This event will be a discussion around the Omani Union (1952-1965), an overlooked political group that represents a seminal stage in the emergence of the leftist current in Oman. While the Dhofar Revolution has received increasing scholarly attention, comparatively little is known of the Jabal Akhdar (or Green Mountain) Uprising of the 1950s and early 60s, which sought independence for inner Oman under the rule of the Imam of the Ibadi sect.
Despite the Imamate’s religious and tribal nature, the Omani Union’s educated and cosmopolitan cadres became closely aligned with it, imbuing its discourse with Arab nationalist, leftist, and Third Worldist ideas. They portrayed the “Omani Revolution” as parallel to those of Palestine and Algeria, forming part of the Pan-Arab awakening led by Nasserist Egypt, and a broader Afro-Asian struggle for independence. Moreover, they sought to transform the Imamate movement into a progressive patriotic front uniting all Omanis in armed struggle against the forces of reaction and colonialism.

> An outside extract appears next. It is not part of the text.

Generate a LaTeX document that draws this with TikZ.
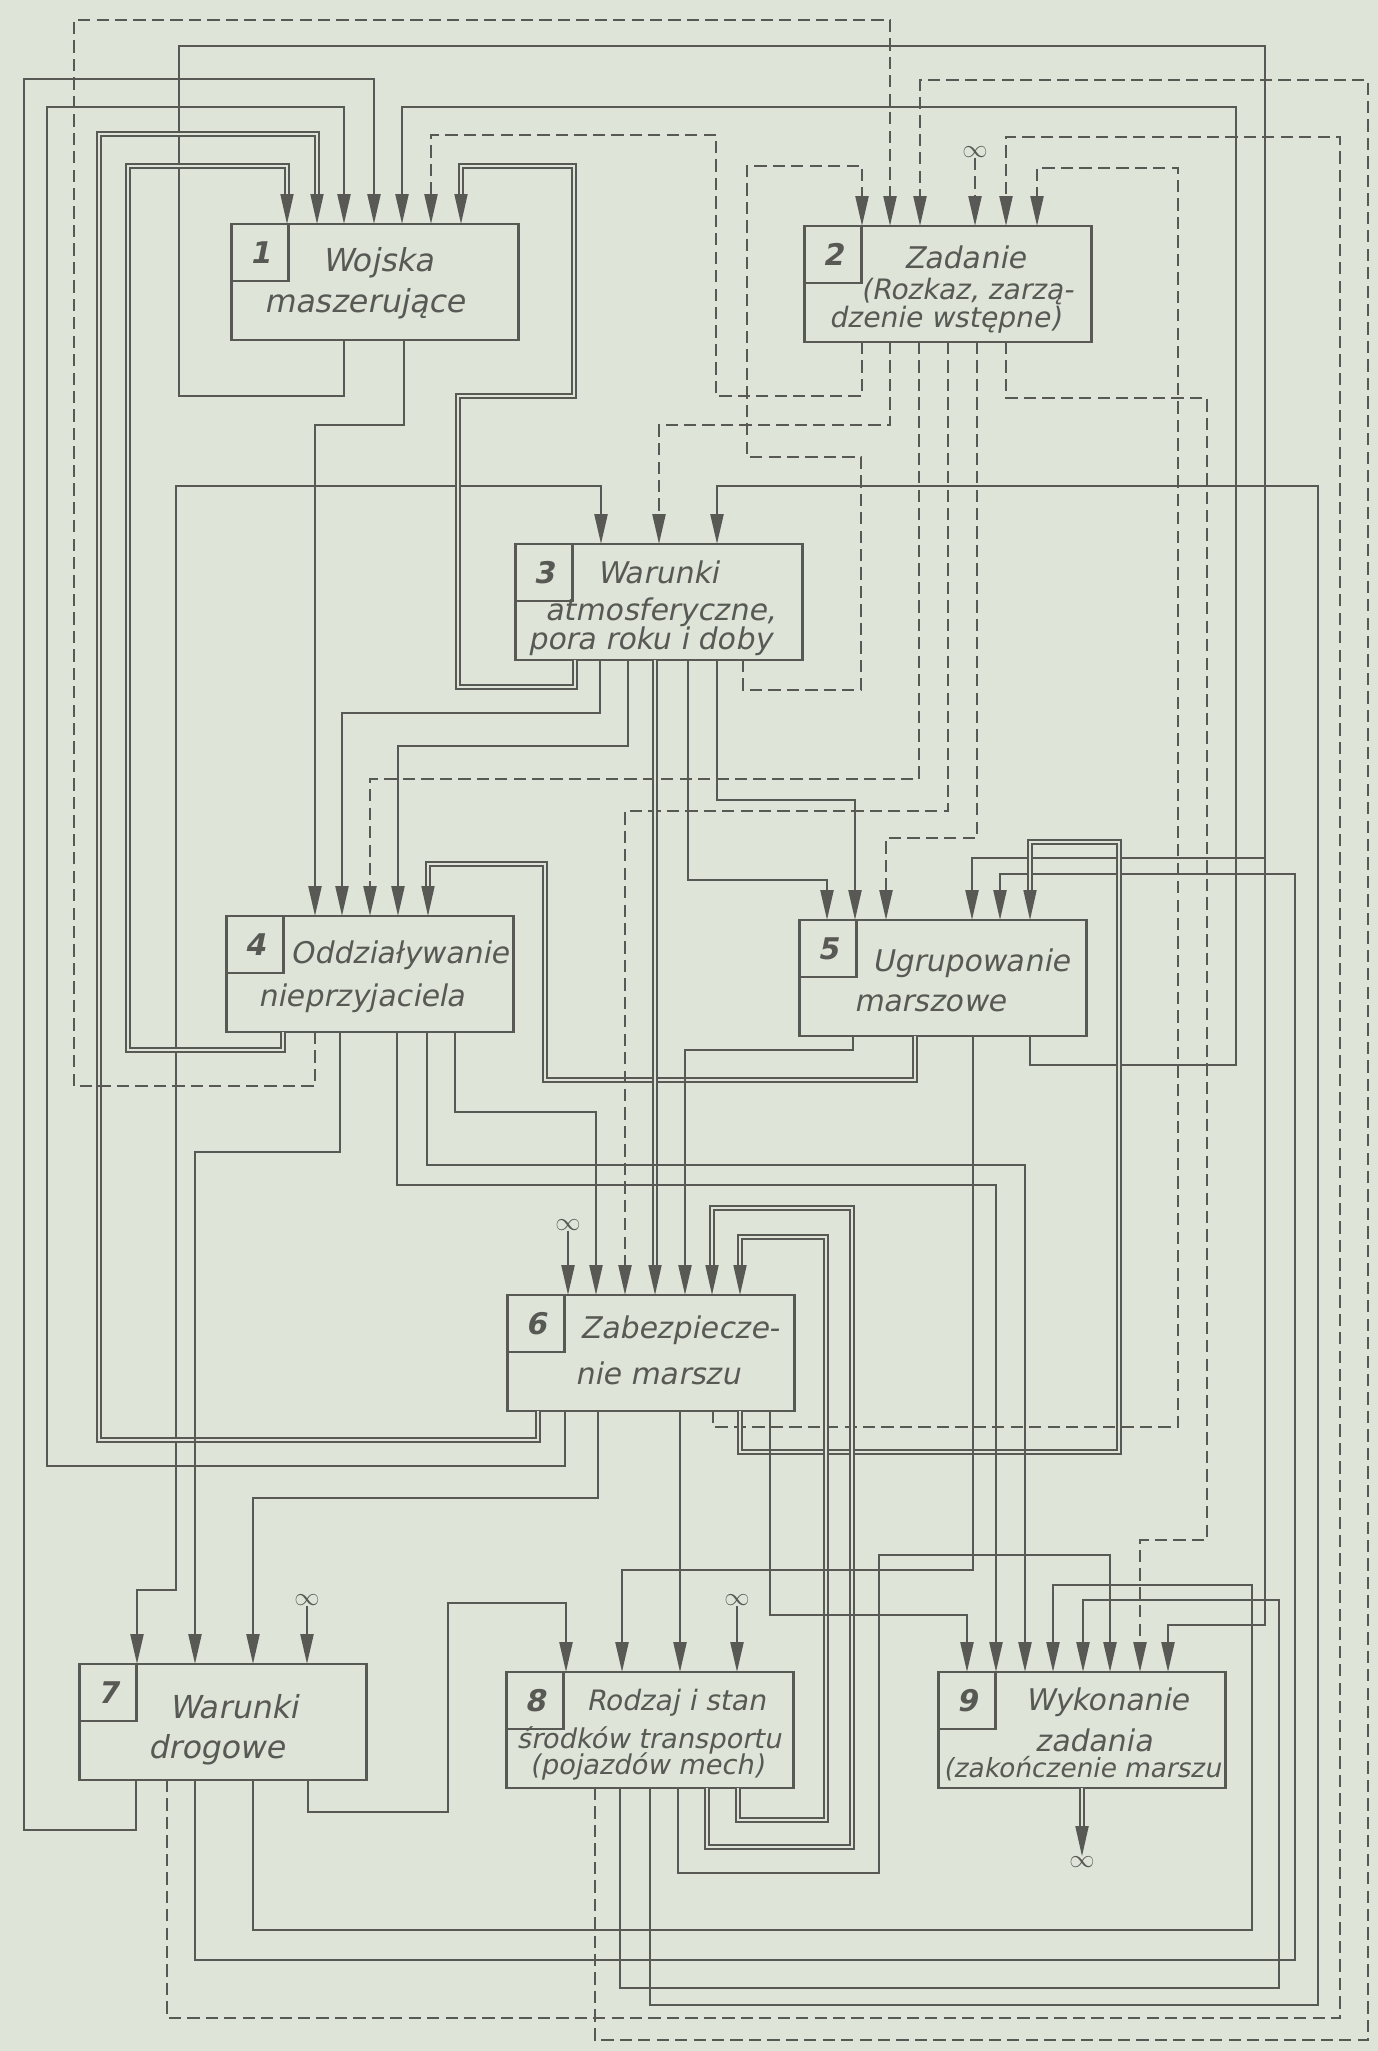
\documentclass[tikz,border=0pt]{standalone}
\usepackage{fontspec}
\usepackage{xcolor}
\usepackage{tikz}
\usetikzlibrary{arrows.meta}
\newfontfamily\hand{DejaVu Sans}[FakeSlant=0.2]
\definecolor{paperc}{HTML}{DEE4D8}
\definecolor{inkc}{HTML}{585954}
\tikzset{
  ln/.style={draw=inkc,line width=1.3pt},
  dl/.style={ln,dash pattern=on 7pt off 3.5pt},
  dbl/.style={draw=inkc,line width=1pt,double=paperc,double distance=1.5pt},
  ar/.style={-{Triangle[length=6mm,width=2.6mm]}},
  box/.style={draw=inkc,line width=1.6pt,fill=paperc,minimum width=5.74cm,minimum height=2.32cm,inner sep=0pt,outer sep=0pt},
  cell/.style={draw=inkc,line width=1.2pt,anchor=north west,minimum width=1.14cm,minimum height=1.14cm,inner sep=0pt,outer sep=0pt,text=inkc,font=\hand\bfseries\fontsize{17}{17}\selectfont},
  lbl/.style={inner sep=0pt,text=inkc},
  inf/.style={inner sep=0pt,text=inkc,font=\fontsize{15}{15}\selectfont}
}
\begin{document}
\begin{tikzpicture}[x=0.02cm,y=-0.02cm]
\useasboundingbox (0,0) rectangle (1378,2051);
\fill[paperc] (0,0) rectangle (1378,2051);
\foreach \nm/\cx/\cy/\nr in {b1/375/282/1,b2/948/284/2,b3/659/602/3,b4/370/974/4,b5/943/978/5,b6/651/1353/6,b7/223/1722/7,b8/650/1730/8,b9/1082/1730/9}{
  \node[box] (\nm) at (\cx,\cy) {};
  \node[cell] (n\nr) at (\nm.north west) {\nr};
}
\foreach \nm/\xx/\yy/\fs/\txt in {t1a/378/263/18/Wojska,t1b/365/304/18/maszerujące,
  t2a/965/257/17/Zadanie,t2b/967/292/16/{(Rozkaz, zarzą-},t2c/945/320/16/{dzenie wstępne)},
  t3a/658/572/17/Warunki,t3b/661/612/17/{atmosferyczne,},t3c/650/641/17/{pora roku i doby},
  t4a/400/955/17/Oddziaływanie,t4b/362/998/17/nieprzyjaciela,
  t5a/971/963/17/Ugrupowanie,t5b/930/1003/17/marszowe,
  t6a/680/1330/17/Zabezpiecze-,t6b/658/1373/17/{nie marszu},
  t7a/234/1707/18/Warunki,t7b/217/1750/18/drogowe,
  t8a/676/1703/16/{Rodzaj i stan},t8b/649/1740/15.5/{środków transportu},t8c/647/1766/15.5/{(pojazdów mech)},
  t9a/1107/1702/17/Wykonanie,t9b/1094/1740/17/zadania,t9c/1082/1769/15/{(zakończenie marszu}}{
  \node[lbl,font=\hand\fontsize{\fs}{\fs}\selectfont] (\nm) at (\xx,\yy) {\txt};
}
\coordinate (j1) at (315,486);
\coordinate (j2) at (1265,858);
% wyjscia bloku 1
\draw[ln,ar] (b1.south -| 404,0) |- (315,425) -- (b4.north -| 315,0);
\draw[ln,ar] (j1) -| (b3.north -| 601,0);
\draw[ln,ar] (j1) -| (176,1590) -| (b7.north -| 137,0);
\draw[ln] (b1.south -| 344,0) |- (179,396) |- (1265,46) -- (j2);
\draw[ln,ar] (j2) -| (b5.north -| 972,0);
\draw[ln,ar] (j2) |- (1168,1625) -- (b9.north -| 1168,0);
% do bloku 1
\draw[dbl,ar] (b4.south -| 283,0) |- (128,1050) |- (287,166) -- (b1.north -| 287,0);
\draw[dbl,ar] (b6.south -| 538,0) |- (99,1440) |- (317,134) -- (b1.north -| 317,0);
\draw[ln,ar] (b6.south -| 565,0) |- (47,1466) |- (344,107) -- (b1.north -| 344,0);
\draw[ln,ar] (b7.south -| 136,0) |- (24,1830) |- (374,79) -- (b1.north -| 374,0);
\draw[ln,ar] (b5.south -| 1030,0) |- (1236,1065) |- (402,107) -- (b1.north -| 402,0);
\draw[dl,ar] (b2.south -| 862,0) |- (716,396) |- (431,135) -- (b1.north -| 431,0);
\draw[dbl,ar] (b3.south -| 575,0) |- (458,687) |- (574,396) |- (461,166) -- (b1.north -| 461,0);
% do bloku 2
\draw[dl,ar] (b3.south -| 743,0) |- (861,690) |- (747,457) |- (862,166) -- (b2.north -| 862,0);
\draw[dl,ar] (b4.south -| 315,0) |- (74,1086) |- (890,20) -- (b2.north -| 890,0);
\draw[dl,ar] (b8.south -| 595,0) |- (1368,2040) |- (920,80) -- (b2.north -| 920,0);
\draw[dl,ar] (b7.south -| 167,0) |- (1340,2018) |- (1006,137) -- (b2.north -| 1006,0);
\draw[dl,ar] (b6.south -| 713,0) |- (1178,1427) |- (1037,168) -- (b2.north -| 1037,0);
% do bloku 3
\draw[dl,ar] (b2.south -| 890,0) |- (659,425) -- (b3.north -| 659,0);
\draw[ln,ar] (b8.south -| 650,0) |- (1318,2005) |- (717,486) -- (b3.north -| 717,0);
% do bloku 4
\draw[ln,ar] (b3.south -| 600,0) |- (342,713) -- (b4.north -| 342,0);
\draw[dl,ar] (b2.south -| 919,0) |- (370,779) -- (b4.north -| 370,0);
\draw[ln,ar] (b3.south -| 628,0) |- (398,746) -- (b4.north -| 398,0);
\draw[dbl,ar] (b5.south -| 915,0) |- (545,1080) |- (428,864) -- (b4.north -| 428,0);
% do bloku 5
\draw[ln,ar] (b3.south -| 688,0) |- (827,880) -- (b5.north -| 827,0);
\draw[ln,ar] (b3.south -| 717,0) |- (855,800) -- (b5.north -| 855,0);
\draw[dl,ar] (b2.south -| 977,0) |- (886,838) -- (b5.north -| 886,0);
\draw[ln,ar] (b7.south -| 195,0) |- (1295,1960) |- (1000,874) -- (b5.north -| 1000,0);
\draw[dbl,ar] (b6.south -| 740,0) |- (1119,1452) |- (1030,842) -- (b5.north -| 1030,0);
% do bloku 6
\draw[ln,ar] (b4.south -| 455,0) |- (596,1112) -- (b6.north -| 596,0);
\draw[dl,ar] (b2.south -| 948,0) |- (625,811) -- (b6.north -| 625,0);
\draw[dbl,ar] (b3.south -| 655,0) -- (b6.north -| 655,0);
\draw[ln,ar] (b5.south -| 853,0) |- (685,1050) -- (b6.north -| 685,0);
\draw[dbl,ar] (b8.south -| 707,0) |- (852,1847) |- (712,1208) -- (b6.north -| 712,0);
\draw[dbl,ar] (b8.south -| 738,0) |- (826,1820) |- (740,1237) -- (b6.north -| 740,0);
% do bloku 7
\draw[ln,ar] (b4.south -| 340,0) |- (195,1152) -- (b7.north -| 195,0);
\draw[ln,ar] (b6.south -| 598,0) |- (253,1498) -- (b7.north -| 253,0);
% do bloku 8
\draw[ln,ar] (b7.south -| 308,0) |- (448,1812) |- (566,1603) -- (b8.north -| 566,0);
\draw[ln,ar] (b5.south -| 973,0) |- (622,1570) -- (b8.north -| 622,0);
\draw[ln,ar] (b6.south -| 680,0) -- (b8.north -| 680,0);
% do bloku 9
\draw[ln,ar] (b6.south -| 770,0) |- (967,1615) -- (b9.north -| 967,0);
\draw[ln,ar] (b4.south -| 397,0) |- (996,1185) -- (b9.north -| 996,0);
\draw[ln,ar] (b4.south -| 427,0) |- (1025,1165) -- (b9.north -| 1025,0);
\draw[ln,ar] (b7.south -| 253,0) |- (1252,1930) |- (1053,1585) -- (b9.north -| 1053,0);
\draw[ln,ar] (b8.south -| 620,0) |- (1279,1988) |- (1083,1600) -- (b9.north -| 1083,0);
\draw[ln,ar] (b8.south -| 678,0) |- (879,1873) |- (1110,1555) -- (b9.north -| 1110,0);
\draw[dl,ar] (b2.south -| 1006,0) |- (1207,398) |- (1140,1540) -- (b9.north -| 1140,0);
% nieskonczonosc
\node[inf] (i2) at (975,152) {$\infty$};
\draw[dl,ar] (i2) -- (b2.north -| 975,0);
\foreach \nm/\xx/\yy/\bx in {i6/568/1225/b6,i7/307/1600/b7,i8/737/1600/b8}{
  \node[inf] (\nm) at (\xx,\yy) {$\infty$};
  \draw[ln,ar] (\nm) -- (\bx.north -| \xx,0);
}
\node[inf] (i9) at (1082,1862) {$\infty$};
\draw[dbl,ar] (b9.south -| 1082,0) -- (i9);
\end{tikzpicture}
\end{document}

Although ultimately unsuccessful in its aims, the Omani Union pioneered and popularized ideas subsequently espoused by the better-known Omani leftist movements of the late 1960s and 1970s. Prominent among these ideas were Third Worldist socialism, a common Gulf identity and solidarity (with Oman as the region’s revolutionary center), and a “Greater” or “Natural” Omani homeland extending from Dhofar to the Trucial States.
Talal Al-Rashoud is a Visiting Fellow at the Middle East Centre, and an Assistant Professor of Modern Arab history at Kuwait University. He obtained his PhD in history from the School of Oriental and African Studies (SOAS), and holds master’s degrees in history and government from King’s College London and Georgetown University respectively. Al-Rashoud specialises in the history of modern ideological movements in the Gulf region and their transnational connections. His current research deals with the relationship between Arab nationalism and education in Kuwait (1911-1961), and Arab nationalist activism among Omani exiles in the 1950s and 1960s.
Courtney Freer is Assistant Professorial Research Fellow at the Middle East Centre. Her work focuses on the domestic politics of the Gulf states, particularly the roles played by Islamism and tribalism. Her book Rentier Islamism: The Influence of the Muslim Brotherhood in Gulf Monarchies, based on her DPhil thesis at the University of Oxford and published by Oxford University Press in 2018, examines the socio-political role played by Muslim Brotherhood groups in Kuwait, Qatar and the United Arab Emirates.